One of Johnston’s favorites is woodruff syrup, the bright-green sweetener traditionally dropped as a shot into a Berliner Weisse, the celebrated sour beer from his adopted city. For that, Johnston gathers fresh woodruff from local forests.

“I make my own woodruff syrup and it’s not neon green, but more of a light green, and the flavor just pops,” Johnston says. “You only need a dash of it.”

In addition to his Berliner Weisse sweetener, Johnston has also sous-vided his own vermouth and grenadine. He recommends using relatively high temperatures, around 195 to 200 degrees Fahrenheit (90 to 93 Celsius) for most sous-vide extractions, and a fairly short time span.

“It’s going to be steaming hot — it’s going to be close to boiling,” he says. “You’re only going to need an hour, tops. It’s really going to draw out those flavors.”

Credit: Instagram.com/CulinaryDrinks

Above all, Johnston advises new experimenters to start with relatively small amounts of aromatics.

“You can make a mistake by putting too many herbs and spices and things in, and it just blows it out. You have to be subtle,” he says.

One of his early attempts at a sous-vide vermouth, he admits, included far too much spice.

“One mistake was putting a big piece of cinnamon in a vermouth,” Johnston says. “The whole thing just tasted like a bitter bark of cinnamon.”

While the use of sous vide was largely confined to professional kitchens a decade ago, the past few years have seen more home cooks embrace the method, thanks to a number of newly affordable consumer models. Sales of sous-vide machines are expected to reach $1.28 billion in the U.S. by 2023, up from $180 million in 2017, meaning more and more home cocktail enthusiasts will be able to use the method for mixers.

For Johnston, no other method of cooking works quite as well.

“It locks in flavors like no other and gives you a temperature control you just can’t get on a stovetop,” he says.

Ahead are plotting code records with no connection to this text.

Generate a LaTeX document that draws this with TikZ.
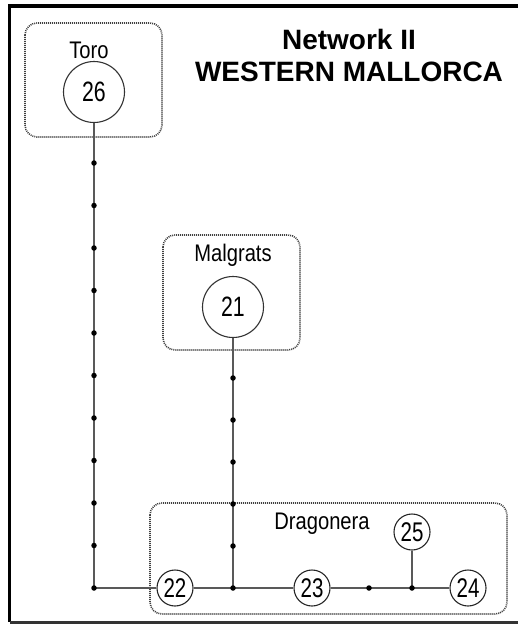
\documentclass[tikz,border=0pt]{standalone}
\usepackage{fontspec}
\setmainfont{Liberation Sans}
\newfontfamily\labfont[FakeStretch=0.84]{Liberation Sans}
\newfontfamily\numfont[FakeStretch=0.76]{Liberation Sans}
\begin{document}
\begin{tikzpicture}[x=1pt,y=-1pt,
  bigcirc/.style={circle,draw=black!80,line width=1.1pt,minimum size=61pt,inner sep=0pt,fill=white,font=\numfont\fontsize{28}{28}\selectfont},
  smallcirc/.style={circle,draw=black!85,line width=1.1pt,minimum size=36pt,inner sep=0pt,fill=white,font=\numfont\fontsize{27}{27}\selectfont},
  groupbox/.style={draw=black!75,line width=1.6pt,dash pattern=on 1pt off 1pt,rounded corners=12pt},
  lab/.style={font=\labfont\fontsize{24}{24}\selectfont,inner sep=0pt},
  link/.style={draw=black!65,line width=1.3pt},
  dot/.style={circle,fill=black,inner sep=0pt,minimum size=5.5pt}]
\useasboundingbox (0,0) rectangle (518,624);
% frame
\draw[line width=3.5pt,black] (518,6) -- (9.5,6) -- (9.5,622);
\draw[line width=3pt,black!80] (9.5,622) -- (518,622);
% title
\node[font=\bfseries\fontsize{28}{28}\selectfont,align=center,inner sep=0pt] (title) at (349,55) {Network II\\[4pt]WESTERN MALLORCA};
% group boxes
\draw[groupbox] (25,23) rectangle (162,137);
\draw[groupbox] (163,235) rectangle (300,350);
\draw[groupbox] (150,503) rectangle (507,614);
\node[lab] (ltoro) at (89,50) {Toro};
\node[lab] (lmal) at (233,255) {Malgrats};
\node[lab] (ldrag) at (322,524) {Dragonera};
% coordinates
\coordinate (c0) at (94,588);
\coordinate (c1) at (233,588);
\coordinate (d1) at (369,588);
\coordinate (d2) at (412,588);
% circles
\node[bigcirc] (n26) at (94,92) {26};
\node[bigcirc] (n21) at (233,307) {21};
\node[smallcirc] (n22) at (175,588) {22};
\node[smallcirc] (n23) at (312,588) {23};
\node[smallcirc] (n24) at (468,588) {24};
\node[smallcirc] (n25) at (412,532) {25};
% links
\draw[link] (n26) -- (c0) -- (n22);
\draw[link] (n22) -- (c1) -- (n23);
\draw[link] (n23) -- (d1) -- (d2) -- (n24);
\draw[link] (n25) -- (d2);
\draw[link] (n21) -- (c1);
% dots
\foreach \i in {0,...,10} \node[dot] (a\i) at (94,{163+42.5*\i}) {};
\foreach \i in {0,...,5} \node[dot] (b\i) at (233,{378+42*\i}) {};
\node[dot] (e1) at (d1) {};
\node[dot] (e2) at (d2) {};
\end{tikzpicture}
\end{document}
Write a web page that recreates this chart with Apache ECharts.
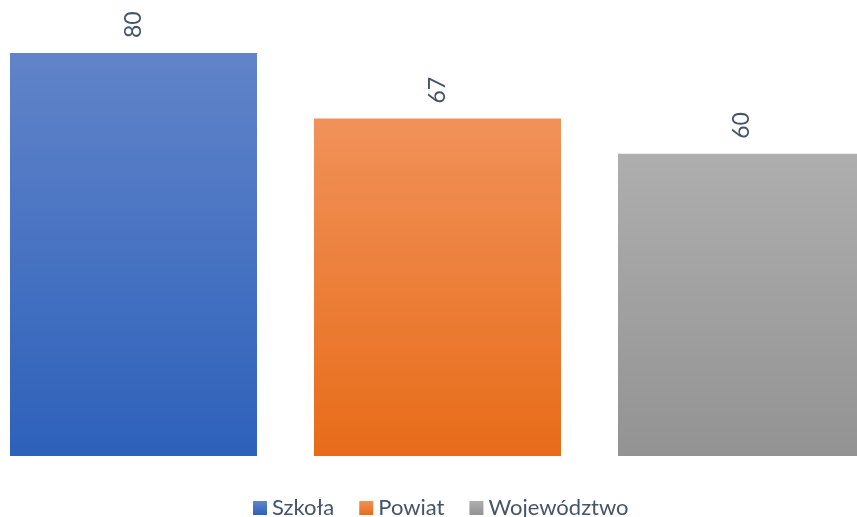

Recipe: Matej Novak’s Sous-Vide Vermouth

Novak considers this recipe a work in progress, and it’s infinitely adaptable. Feel free to add your own ingredients or play with the ratios to suit your whim.

Ingredients

  • 1 bottle dry, unoaked white wine (like Pinot Grigio)
  • 1 tablespoon dried orange peel
  • Fresh orange zest from 1 orange
  • Fresh lemon zest from 1 lemon
  • 1 teaspoon hop bitters (substitution: hop pellets, or omit)
  • 1 to 3 cardamom pods
  • 1/2 teaspoon coriander seeds
  • 3 or 4 juniper berries
  • 1 cinnamon stick
  • 1 star anise
  • 2 teaspoons chamomile leaves
  • 1/2 teaspoon dried thyme
  • 1 vanilla bean pod, sliced open lengthwise
  • 1 teaspoon dried lavender
  • 1/2 teaspoon wormwood (optional)
  • 1/4 cup sugar
  • 1/4 cup hot water
  • 1/2 cup brandy
  • 1/2 cup sweet sherry

Instructions

  1. Get the sous-vide bath going at 160 degrees Fahrenheit (71 Celsius). Combine all ingredients except for the sugar, water, brandy, and sherry in a Mason jar. Seal the jar tightly and submerge in the sous-vide bath. Place something heavy on top of it, like a bowl filled with water. Leave in the bath for 4 hours.
  2. After 4 hours, remove the Mason jar and let stand to cool for a few minutes while you get an ice bath ready. Place the Mason jar into the ice bath to cool.
  3. While the Mason jar is cooling, heat sugar slowly in a small saucepan over medium heat. Stir constantly with a clean wooden spoon until the sugar browns and turns into caramel. Remove from heat briefly and carefully add hot water, just off the boil, to the caramelized sugar. Stir to combine.
  4. Strain the vermouth. Add the caramel, brandy, and sweet sherry. Bottle and refrigerate.